By Josh Wrigley
Top tube mounted kiddie seats have been a feature on the trails for a few years now, the concept having proven itself to have an edge over other methods of hauling kids around with you on proper mountain bike tracks.
Full suspension bikes and rear seats just don't get along, and trying to get a trailer through tight single-track on a busy weekend is no fun anymore. The kiwi-designed shotgun seat is a recent arrival on the scene, adding another option to a market that's pretty slim on choices. It is recommended for children aged between two and five years old.
I have two-year-old twin boys who are nuts about bikes. They have their own balance bikes but are just as fascinated by mum and dad's ones, so when the shotgun seat arrived they just about lost their minds when I suggested we all head out together and try it out. We had just borrowed a Do Little seat from our friends, which was ideal for making a direct comparison with another very popular model and allowing us all to head out at once.
The shotgun seat is well made and uncomplicated. Installing it required the use of a spanner and allen key, but only the first time you set it up on the bike. Subsequent installation and removal only takes about a minute and simply involves threading on or off the foot-pegs and securing or removing the quick release.
The beauty of this installation system lies not only in its speed and ease, but also the secure fit that is achieved with a minimum clamping force on all of the tubes involved - something that is harder to achieve with confidence on other seats and will provide peace of mind to riders who have invested funds earmarked for their child's higher education in an exotic, lightweight carbon frame.
Using the seat was a blast for everyone involved, with the boys placed right in the middle of the action, facing the oncoming trail and clearly having fun.
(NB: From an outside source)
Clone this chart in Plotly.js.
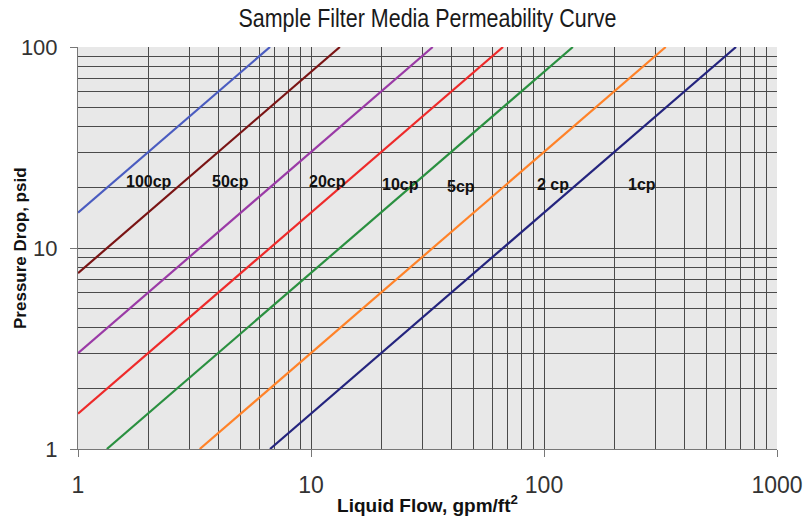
<!DOCTYPE html>
<html>
<head>
<meta charset="utf-8">
<script src="https://cdn.plot.ly/plotly-3.0.1.min.js"></script>
<style>html,body{margin:0;padding:0;background:#fff;}#chart{width:804px;height:522px;}</style>
</head>
<body>
<div id="chart"></div>
<script>
// Series: viscosity label, line endpoints (flow, pressure)
const seriesNames = ["100cp", "50cp", "20cp", "10cp", "5cp", "2 cp", "1cp"];
const flow100 = [1, 6.67];   const dp100 = [15, 100];
const flow50  = [1, 13.3];   const dp50  = [7.5, 100];
const flow20  = [1, 33.3];   const dp20  = [3, 100];
const flow10  = [1, 66.7];   const dp10  = [1.5, 100];
const flow5   = [1.33, 133]; const dp5   = [1, 100];
const flow2   = [3.33, 333]; const dp2   = [1, 100];
const flow1   = [6.67, 667]; const dp1   = [1, 100];
const seriesColors = ["#4a5cc0", "#7a1414", "#9a3aa6", "#ee2a2a", "#2a9040", "#ff8228", "#24247e"];
// Curve label positions (flow, pressure)
const labelFlow = [2.02, 4.53, 11.8, 24.3, 44, 109, 263];
const labelDp   = [21.5, 21.5, 21.5, 20.8, 20.3, 20.8, 20.8];
// Axis ticks
const xTickVals = [1, 10, 100, 1000];
const yTickVals = [1, 10, 100];

const flows = [flow100, flow50, flow20, flow10, flow5, flow2, flow1];
const dps = [dp100, dp50, dp20, dp10, dp5, dp2, dp1];

function minorVals(maxDecadeExp) {
  const v = [];
  for (let e = 0; e < maxDecadeExp; e++) {
    for (let m = 2; m <= 9; m++) v.push(m * Math.pow(10, e));
  }
  return v;
}

const traces = seriesNames.map((n, i) => ({
  x: flows[i], y: dps[i], type: 'scatter', mode: 'lines', name: n,
  line: {color: seriesColors[i], width: 2.2}, hoverinfo: 'skip'
}));

const annotations = seriesNames.map((n, i) => ({
  x: Math.log10(labelFlow[i]), y: Math.log10(labelDp[i]), xref: 'x', yref: 'y',
  text: n, showarrow: false,
  font: {family: 'Liberation Sans, Arial, sans-serif', size: 16, weight: 'bold', color: '#111'}
}));
// y-axis title placed as a rotated annotation
annotations.push({
  x: -0.083, y: 0.5, xref: 'paper', yref: 'paper', xanchor: 'center', yanchor: 'middle',
  text: 'Pressure Drop, psid', textangle: -90, showarrow: false,
  font: {family: 'Liberation Sans, Arial, sans-serif', size: 17, weight: 'bold', color: '#111'}
});

const gridColor = '#4a4a4a';
const layout = {
  width: 804, height: 522,
  margin: {l: 78, r: 27, t: 47, b: 73},
  paper_bgcolor: '#ffffff', plot_bgcolor: '#e8e8e8',
  showlegend: false,
  title: {text: 'Sample Filter Media Permeability Curve', x: 0.5, xref: 'paper', y: 0.966, yref: 'container', yanchor: 'middle',
          font: {family: 'Liberation Sans, Arial, sans-serif', size: 26, color: '#1a1a1a'}},
  font: {family: 'Liberation Sans, Arial, sans-serif', color: '#333'},
  xaxis: {
    type: 'log', range: [0, 3], tickmode: 'array', tickvals: xTickVals, ticktext: xTickVals.map(String),
    ticks: 'outside', ticklen: 7, tickcolor: '#777', ticklabelstandoff: 8,
    tickfont: {size: 23, color: '#333'},
    showgrid: true, gridcolor: gridColor, gridwidth: 1,
    showline: true, linecolor: '#777', linewidth: 1, zeroline: false,
    minor: {tickmode: 'array', tickvals: minorVals(3), showgrid: true, gridcolor: gridColor, gridwidth: 1, ticks: ''},
    title: {text: 'Liquid Flow, gpm/ft<sup>2</sup>', font: {size: 19, weight: 'bold', color: '#111'}, standoff: 2}
  },
  yaxis: {
    type: 'log', range: [0, 2], tickmode: 'array', tickvals: yTickVals, ticktext: yTickVals.map(String),
    ticks: 'outside', ticklen: 7, tickcolor: '#777', ticklabelstandoff: 8,
    tickfont: {size: 22, color: '#333'},
    showgrid: true, gridcolor: gridColor, gridwidth: 1,
    showline: true, linecolor: '#777', linewidth: 1, zeroline: false,
    minor: {tickmode: 'array', tickvals: minorVals(2), showgrid: true, gridcolor: gridColor, gridwidth: 1, ticks: ''}
  },
  annotations: annotations
};

Plotly.newPlot('chart', traces, layout, {displayModeBar: false, staticPlot: true}).then(function (gd) {
  // condensed look of the reference title
  const t = gd.querySelector('.gtitle');
  if (t) {
    t.setAttribute('textLength', '378');
    t.setAttribute('lengthAdjust', 'spacingAndGlyphs');
  }
});
</script>
</body>
</html>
We would get scolded for riding too slowly and hear shrieks of laughter and delight when riding over rooty sections and cornering at speed. We mainly stuck to grade two trails in the Whakarewarewa forest, but I know of older kids that accompany their mum or dad down much more technical trails - depending on everyone's confidence levels, there is a huge range of potential for where you could venture together.
The downside to using this type of seat is that you will need to be prepared to comprise your usual riding position, to a degree. Regardless of how far forward you position the seat, be prepared to ride slightly bowlegged and have a helmeted child's head fairly close to your face.
The test seat included a mini handlebar that will be available for sale as an optional extra at around the time this issue goes to print. The seat works perfectly fine without it (the child just holds the middle of your bars), but I did find it helped the smaller of our boys have his hands positioned more comfortably - without it he had a habit of scooting forward off the nose of his saddle.
The Shotgun is a quality piece of year. It is more expensive than its competition, but it justifies its position at a high-end option. It should easily fit just about any kind of bike, is quick to whip off for those rides where you're heading out for a break from the kids, and it kind to thin-walled tubes - and as far as kid's seats go, it looks good to boot.
I highly recommend it, especially if you've been toying with the idea of taking your preschooler out with you - both of you will come home buzzing.